● Request: From the entries below, count the lines with "this". Write only the count.

-*-*-

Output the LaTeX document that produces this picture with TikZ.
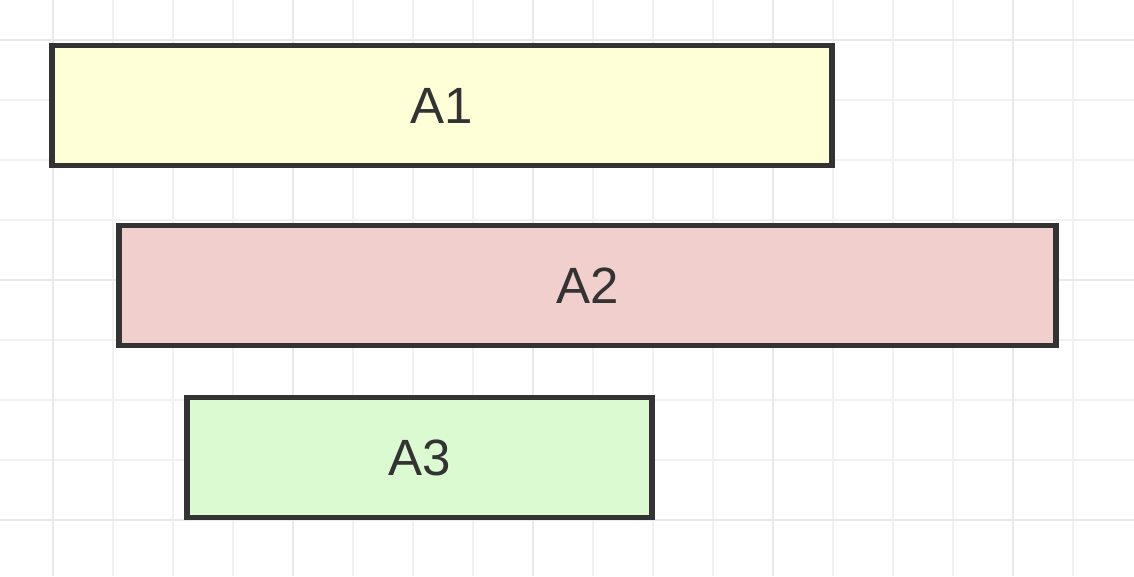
\documentclass[tikz,border=0pt]{standalone}
\usepackage{fontspec}
\setmainfont{Liberation Sans}
\definecolor{gridminor}{HTML}{F1F1F1}
\definecolor{gridmajor}{HTML}{E8E8E8}
\definecolor{edge}{HTML}{333333}
\definecolor{txt}{HTML}{333333}
\definecolor{fillA}{HTML}{FEFED7}
\definecolor{fillB}{HTML}{F0CFCD}
\definecolor{fillC}{HTML}{DCFAD2}
\tikzset{
  bar/.style={draw=edge, line width=5.5pt, rectangle, inner sep=0pt,
    minimum height=120pt, text=txt,
    font=\fontsize{51}{60}\selectfont},
  minorline/.style={draw=gridminor, line width=2pt},
  majorline/.style={draw=gridmajor, line width=2pt}
}
\begin{document}
\begin{tikzpicture}[x=1pt, y=-1pt]
\useasboundingbox (0,0) rectangle (1134,576);
\fill[white] (0,0) rectangle (1134,576);
% grid
\foreach \i in {0,...,17} {
  \pgfmathsetmacro{\gx}{53+60*\i}
  \draw[minorline] (\gx,0) -- (\gx,576);
}
\foreach \i in {0,...,8} {
  \pgfmathsetmacro{\gy}{40+60*\i}
  \draw[minorline] (0,\gy) -- (1134,\gy);
}
\foreach \gx in {53,293,533,773,1013} {
  \draw[majorline] (\gx,0) -- (\gx,576);
}
\foreach \gy in {40,280,520} {
  \draw[majorline] (0,\gy) -- (1134,\gy);
}
% bars
\node[bar, fill=fillA, minimum width=780pt] (a1) at (442,105.5) {\raisebox{-2pt}{A1}};
\node[bar, fill=fillB, minimum width=937pt] (a2) at (587.5,285.5) {\raisebox{-2pt}{A2}};
\node[bar, fill=fillC, minimum width=465pt] (a3) at (419.5,457.5) {\raisebox{-2pt}{A3}};
\end{tikzpicture}
\end{document}
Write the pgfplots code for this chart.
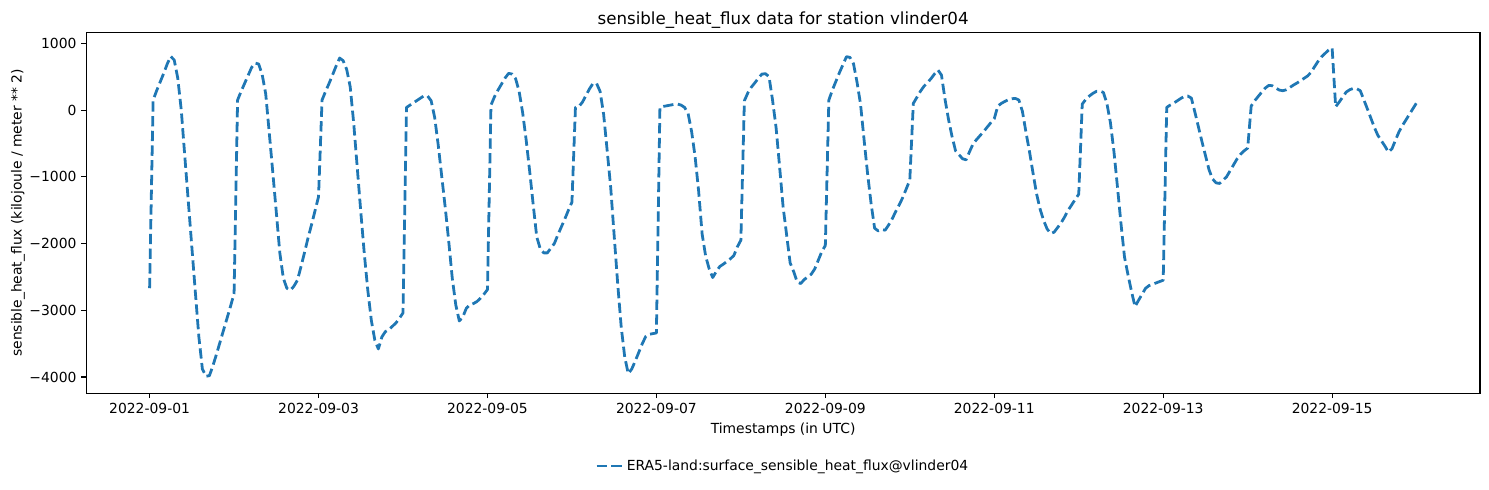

-*-*-

● Solution: 2